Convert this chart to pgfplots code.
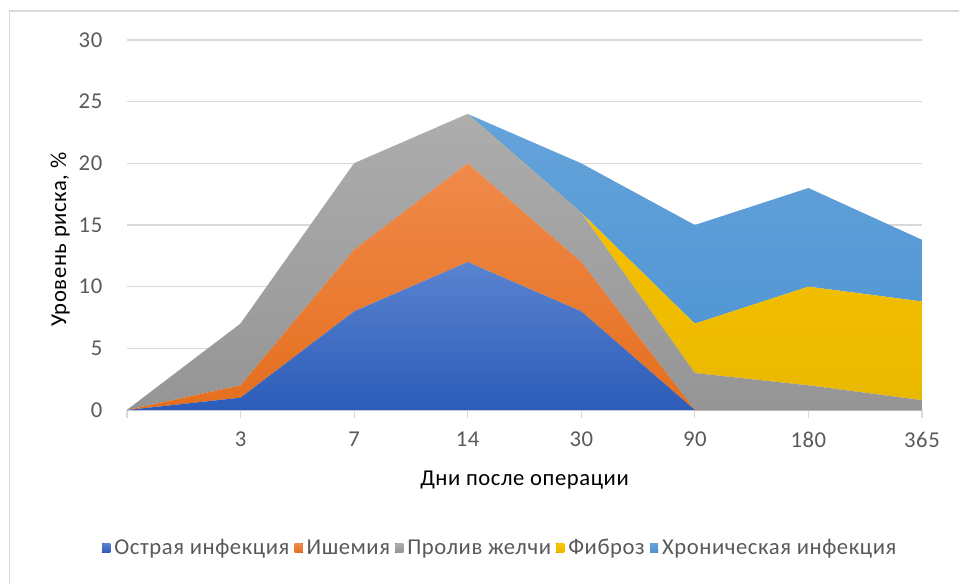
\documentclass[border=0pt]{standalone}
\usepackage{fontspec}
\setmainfont{Carlito}[LetterSpace=2.5]
\usepackage{pgfplots}
\usepackage{pgfplotstable}
\pgfplotsset{compat=1.18}
\definecolor{txt}{HTML}{595959}
\definecolor{gridc}{HTML}{D9D9D9}
\definecolor{acuteT}{HTML}{5A83CF}
\definecolor{acuteB}{HTML}{2C5CB9}
\definecolor{ischT}{HTML}{F08A4B}
\definecolor{ischB}{HTML}{E46F1E}
\definecolor{bileT}{HTML}{ADADAD}
\definecolor{bileB}{HTML}{959595}
\definecolor{fibT}{HTML}{FFC400}
\definecolor{fibB}{HTML}{E8B800}
\definecolor{chrT}{HTML}{65A3DA}
\definecolor{chrB}{HTML}{4A92D2}

% x: 0..7 -> (blank), 3, 7, 14, 30, 90, 180, 365 days
\pgfplotstableread{
x acute isch bile fib chron
0 0  0 0   0 0
1 1  1 5   0 0
2 8  5 7   0 0
3 12 8 4   0 0
4 8  4 4   0 4
5 0  0 3   4 8
6 0  0 2   8 8
7 0  0 0.8 8 5
}\risk

\begin{document}
\begin{tikzpicture}
\useasboundingbox (0,0) rectangle (719.25pt,437.25pt);
\draw[gridc, line width=0.8pt] (7.1pt,-2pt) -- (7.1pt,429pt) -- (730pt,429pt);
\begin{axis}[
  at={(95.25pt,129.75pt)}, anchor=south west,
  scale only axis, width=596.25pt, height=277.5pt,
  stack plots=y,
  xmin=0, xmax=7, ymin=0, ymax=30,
  xtick={0,...,7},
  xticklabels={,3,7,14,30,90,180,365},
  ytick={0,5,...,30},
  axis lines*=left,
  y axis line style={draw=none},
  x axis line style={draw=gridc, line width=0.8pt},
  ymajorgrids, grid style={draw=gridc, line width=0.8pt},
  tick align=outside,
  major tick length=6pt,
  xtick style={draw=gridc, line width=0.8pt},
  ytick style={draw=none},
  /pgf/number format/assume math mode=true,
  font=\fontsize{17}{20}\selectfont,
  tick label style={text=txt},
  yticklabel style={xshift=-9pt},
  xticklabel style={yshift=-7pt},
  xlabel={Дни после операции},
  ylabel={Уровень риска, \%},
  label style={text=txt},
  every axis x label/.style={at={(axis description cs:0.5,-0.19)}, anchor=center},
  every axis y label/.style={at={(axis description cs:-0.084,0.46)}, rotate=90, anchor=center},
  legend columns=5,
  legend style={at={(axis description cs:0.465,-0.373)}, anchor=center,
    draw=none, fill=none, text=txt, inner sep=0pt,
    nodes={inner sep=0pt}},
  legend image code/.code={\fill[#1] (0pt,-3.5pt) rectangle (6pt,3.5pt);
    \path (-4pt,0pt) (9pt,0pt);},
  clip=false,
]
\addplot[draw=none, top color=acuteT, bottom color=acuteB] table[y=acute] {\risk} \closedcycle;
\addlegendentry{Острая инфекция}
\addplot[draw=none, top color=ischT, bottom color=ischB] table[y=isch] {\risk} \closedcycle;
\addlegendentry{Ишемия}
\addplot[draw=none, top color=bileT, bottom color=bileB] table[y=bile] {\risk} \closedcycle;
\addlegendentry{Пролив желчи}
\addplot[draw=none, top color=fibT, bottom color=fibB] table[y=fib] {\risk} \closedcycle;
\addlegendentry{Фиброз}
\addplot[draw=none, top color=chrT, bottom color=chrB] table[y=chron] {\risk} \closedcycle;
\addlegendentry{Хроническая инфекция}
\end{axis}
\end{tikzpicture}
\end{document}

★ ★ ★ ★ ★

▶ [Instructions for the task] Copy the listing over exactly, skipping the pictures it holds.

▶ [The reply]
Convert this chart to pgfplots code.
\documentclass[border=0pt]{standalone}
\usepackage{fontspec}
\setmainfont{Carlito}[LetterSpace=2.5]
\usepackage{pgfplots}
\usepackage{pgfplotstable}
\pgfplotsset{compat=1.18}
\definecolor{txt}{HTML}{595959}
\definecolor{gridc}{HTML}{D9D9D9}
\definecolor{acuteT}{HTML}{5A83CF}
\definecolor{acuteB}{HTML}{2C5CB9}
\definecolor{ischT}{HTML}{F08A4B}
\definecolor{ischB}{HTML}{E46F1E}
\definecolor{bileT}{HTML}{ADADAD}
\definecolor{bileB}{HTML}{959595}
\definecolor{fibT}{HTML}{FFC400}
\definecolor{fibB}{HTML}{E8B800}
\definecolor{chrT}{HTML}{65A3DA}
\definecolor{chrB}{HTML}{4A92D2}

% x: 0..7 -> (blank), 3, 7, 14, 30, 90, 180, 365 days
\pgfplotstableread{
x acute isch bile fib chron
0 0  0 0   0 0
1 1  1 5   0 0
2 8  5 7   0 0
3 12 8 4   0 0
4 8  4 4   0 4
5 0  0 3   4 8
6 0  0 2   8 8
7 0  0 0.8 8 5
}\risk

\begin{document}
\begin{tikzpicture}
\useasboundingbox (0,0) rectangle (719.25pt,437.25pt);
\draw[gridc, line width=0.8pt] (7.1pt,-2pt) -- (7.1pt,429pt) -- (730pt,429pt);
\begin{axis}[
  at={(95.25pt,129.75pt)}, anchor=south west,
  scale only axis, width=596.25pt, height=277.5pt,
  stack plots=y,
  xmin=0, xmax=7, ymin=0, ymax=30,
  xtick={0,...,7},
  xticklabels={,3,7,14,30,90,180,365},
  ytick={0,5,...,30},
  axis lines*=left,
  y axis line style={draw=none},
  x axis line style={draw=gridc, line width=0.8pt},
  ymajorgrids, grid style={draw=gridc, line width=0.8pt},
  tick align=outside,
  major tick length=6pt,
  xtick style={draw=gridc, line width=0.8pt},
  ytick style={draw=none},
  /pgf/number format/assume math mode=true,
  font=\fontsize{17}{20}\selectfont,
  tick label style={text=txt},
  yticklabel style={xshift=-9pt},
  xticklabel style={yshift=-7pt},
  xlabel={Дни после операции},
  ylabel={Уровень риска, \%},
  label style={text=txt},
  every axis x label/.style={at={(axis description cs:0.5,-0.19)}, anchor=center},
  every axis y label/.style={at={(axis description cs:-0.084,0.46)}, rotate=90, anchor=center},
  legend columns=5,
  legend style={at={(axis description cs:0.465,-0.373)}, anchor=center,
    draw=none, fill=none, text=txt, inner sep=0pt,
    nodes={inner sep=0pt}},
  legend image code/.code={\fill[#1] (0pt,-3.5pt) rectangle (6pt,3.5pt);
    \path (-4pt,0pt) (9pt,0pt);},
  clip=false,
]
\addplot[draw=none, top color=acuteT, bottom color=acuteB] table[y=acute] {\risk} \closedcycle;
\addlegendentry{Острая инфекция}
\addplot[draw=none, top color=ischT, bottom color=ischB] table[y=isch] {\risk} \closedcycle;
\addlegendentry{Ишемия}
\addplot[draw=none, top color=bileT, bottom color=bileB] table[y=bile] {\risk} \closedcycle;
\addlegendentry{Пролив желчи}
\addplot[draw=none, top color=fibT, bottom color=fibB] table[y=fib] {\risk} \closedcycle;
\addlegendentry{Фиброз}
\addplot[draw=none, top color=chrT, bottom color=chrB] table[y=chron] {\risk} \closedcycle;
\addlegendentry{Хроническая инфекция}
\end{axis}
\end{tikzpicture}
\end{document}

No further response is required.